The previous day was incredibly hot, and having my mold wrapped in plastic made it even more so. The fat had completely melted and dripped out through the plaster, and also where I had accidentally broke the mold in half… (Yeah… I was trying to move it a few weeks prior and the mold cracked in half, so I set it back down and left it where I poured it.. still useable). I wasn’t quite sure if I had enough suet/birdseed left over, so I salvaged any fat that was remaining in the mold, and mixed it with what I hadn’t used originally, along with a few additional scoops of birdseed to compensate.

During the first pour I had attached wire loops to the armature that I could use to lift the gun out of the mold, with the intention of trimming the loops after I was finished. For the second half, as a precaution from the plaster, I used aluminum foil to coat the mold and left enough foil on the outer edges to help lift the gun out. I poured the second batch of suet/birdseed in the late evening, let it cool, and removed the gun sometime around midnight before I went to bed. It worked like a charm.

Lastly, remember that peculiar tree with those peculiar eggs? Well, they hatched.
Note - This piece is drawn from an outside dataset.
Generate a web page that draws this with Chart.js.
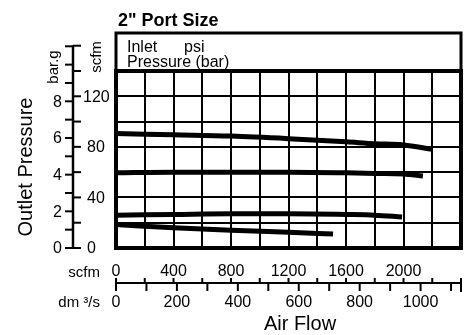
<!DOCTYPE html>
<html>
<head>
<meta charset="utf-8">
<script src="https://cdn.jsdelivr.net/npm/chart.js@4.4.1/dist/chart.umd.min.js"></script>
<style>
  body { margin: 0; background: #fff; }
  canvas { display: block; }
</style>
</head>
<body>
<canvas id="chart" width="467" height="335"></canvas>
<script>
// flow in scfm, outlet pressure in psi
const flowA = [0, 400, 800, 1200, 1600, 1800, 2000, 2200];
const psiA = [90.5, 89.5, 88.5, 86.5, 84, 82.5, 81.5, 78];
const flowB = [0, 400, 800, 1200, 1600, 1800, 2000, 2135];
const psiB = [59.5, 60, 60, 60, 59.5, 59, 58.5, 57];
const flowC = [0, 400, 800, 1200, 1600, 1800, 1990];
const psiC = [26, 26.5, 27, 27, 26.5, 26, 24.5];
const flowD = [0, 400, 800, 1200, 1510];
const psiD = [18.5, 16, 14, 12.5, 11];

// axis ticks
const barTicks = [0, 1, 2, 3, 4, 5, 6, 7, 8, 9, 10, 11];
const barLabels = [0, 2, 4, 6, 8];
const psiTicks = [0, 20, 40, 60, 80, 100, 120, 140, 160];
const psiLabels = [0, 40, 80, 120];
const scfmTicks = [0, 200, 400, 600, 800, 1000, 1200, 1400, 1600, 1800, 2000, 2200, 2400];
const scfmLabels = [0, 400, 800, 1200, 1600, 2000];
const dmTicks = [0, 100, 200, 300, 400, 500, 600, 700, 800, 900, 1000, 1100];
const dmLabels = [0, 200, 400, 600, 800, 1000];

const PSI_PER_BAR = 14.5038;
const SCFM_PER_DM3S = 2.11888;
const FONT = '"Liberation Sans", Arial, sans-serif';

const curves = [[flowA, psiA], [flowB, psiB], [flowC, psiC], [flowD, psiD]];

const frame = {
  id: 'frame',
  afterDraw(chart) {
    const ctx = chart.ctx;
    const { left, right, top, bottom } = chart.chartArea;
    const x = chart.scales.x;
    const y = chart.scales.y;
    ctx.save();
    ctx.strokeStyle = '#000';
    ctx.fillStyle = '#000';

    // plot frame and header box
    ctx.lineWidth = 4;
    ctx.strokeRect(left, top, right - left, bottom - top);
    ctx.lineWidth = 3;
    ctx.strokeRect(left, 33, right - left, top - 33);

    ctx.font = '16px ' + FONT;
    ctx.textAlign = 'left';
    ctx.textBaseline = 'alphabetic';
    ctx.fillText('Inlet', 127, 52);
    ctx.fillText('psi', 184, 52);
    ctx.fillText('Pressure (bar)', 127, 67);

    ctx.font = 'bold 18px ' + FONT;
    ctx.fillText('2" Port Size', 118, 26);

    // pressure axis: bar on the left, psi on the right
    const ax = 73;
    ctx.lineWidth = 2.5;
    ctx.beginPath();
    ctx.moveTo(ax, y.getPixelForValue(0) + 1);
    ctx.lineTo(ax, y.getPixelForValue(11 * PSI_PER_BAR) - 1);
    ctx.stroke();
    ctx.lineWidth = 2;
    barTicks.forEach(b => {
      const py = y.getPixelForValue(b * PSI_PER_BAR);
      ctx.beginPath();
      ctx.moveTo(ax - 8, py);
      ctx.lineTo(ax, py);
      ctx.stroke();
    });
    psiTicks.forEach(p => {
      const py = y.getPixelForValue(p);
      ctx.beginPath();
      ctx.moveTo(ax, py);
      ctx.lineTo(ax + 8, py);
      ctx.stroke();
    });
    ctx.font = '16px ' + FONT;
    ctx.textBaseline = 'middle';
    ctx.textAlign = 'right';
    barLabels.forEach(b => ctx.fillText(String(b), 62, y.getPixelForValue(b * PSI_PER_BAR) + 1));
    ctx.textAlign = 'left';
    psiLabels.forEach(p => ctx.fillText(String(p), p === 120 ? 83 : 87, y.getPixelForValue(p) + 1));

    // flow axis: scfm above, dm3/s below
    const ay = 283;
    ctx.lineWidth = 2;
    ctx.beginPath();
    ctx.moveTo(left, ay);
    ctx.lineTo(right, ay);
    ctx.stroke();
    scfmTicks.forEach(f => {
      const px = x.getPixelForValue(f);
      ctx.beginPath();
      ctx.moveTo(px, ay - 5);
      ctx.lineTo(px, ay);
      ctx.stroke();
    });
    dmTicks.forEach(d => {
      const px = x.getPixelForValue(d * SCFM_PER_DM3S);
      ctx.beginPath();
      ctx.moveTo(px, ay);
      ctx.lineTo(px, ay + 8);
      ctx.stroke();
    });
    ctx.beginPath();
    ctx.moveTo(right, ay - 5);
    ctx.lineTo(right, ay + 9);
    ctx.stroke();

    ctx.textAlign = 'center';
    ctx.textBaseline = 'alphabetic';
    scfmLabels.forEach(f => ctx.fillText(String(f), x.getPixelForValue(f), 276));
    dmLabels.forEach(d => ctx.fillText(String(d), x.getPixelForValue(d * SCFM_PER_DM3S), 307));

    ctx.font = '15px ' + FONT;
    ctx.textAlign = 'right';
    ctx.fillText('scfm', 100, 277);
    ctx.fillText('dm \u00b3/s', 100, 307);

    ctx.font = '20px ' + FONT;
    ctx.textAlign = 'center';
    ctx.fillText('Air Flow', 300, 330);

    // rotated axis titles
    const vtext = (txt, cx, cy, font) => {
      ctx.save();
      ctx.translate(cx, cy);
      ctx.rotate(-Math.PI / 2);
      ctx.font = font;
      ctx.textAlign = 'center';
      ctx.textBaseline = 'middle';
      ctx.fillText(txt, 0, 0);
      ctx.restore();
    };
    vtext('Outlet Pressure', 26, 167, '20px ' + FONT);
    vtext('bar.g', 54, 67, '15px ' + FONT);
    vtext('scfm', 97, 57, '15px ' + FONT);

    ctx.restore();
  }
};

new Chart(document.getElementById('chart').getContext('2d'), {
  type: 'line',
  data: {
    datasets: curves.map(([flow, psi]) => ({
      data: flow.map((f, i) => ({ x: f, y: psi[i] })),
      borderColor: '#000',
      borderWidth: 5,
      borderCapStyle: 'butt',
      pointRadius: 0,
      fill: false,
      cubicInterpolationMode: 'monotone'
    }))
  },
  options: {
    responsive: false,
    animation: false,
    layout: { padding: { left: 116, top: 71, right: 6, bottom: 87 } },
    plugins: { legend: { display: false }, tooltip: { enabled: false } },
    scales: {
      x: {
        type: 'linear', min: 0, max: 2400,
        ticks: { display: false, stepSize: 200 },
        grid: { color: '#000', lineWidth: 2, drawTicks: false },
        border: { display: false }
      },
      y: {
        min: 0, max: 140,
        ticks: { display: false, stepSize: 20 },
        grid: { color: '#000', lineWidth: 2, drawTicks: false },
        border: { display: false }
      }
    }
  },
  plugins: [frame]
});
</script>
</body>
</html>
I snapped this quick photo the day before momma took them on their first flight. One of them flew inside of my parked car and landed between the front passenger seat and the door. It didn’t have a clue how to get out, so the mom flew in after it. I was alerted that there were birds in my car, and went to investigate. I opened the door for the mom to fly out, but I still heard another bird chirping. That’s when I opened the passenger side door to find the hatchling. It flew a short distance to the passenger side floor, took a crap, and then flew out of the car eventually following its mom in to the woods.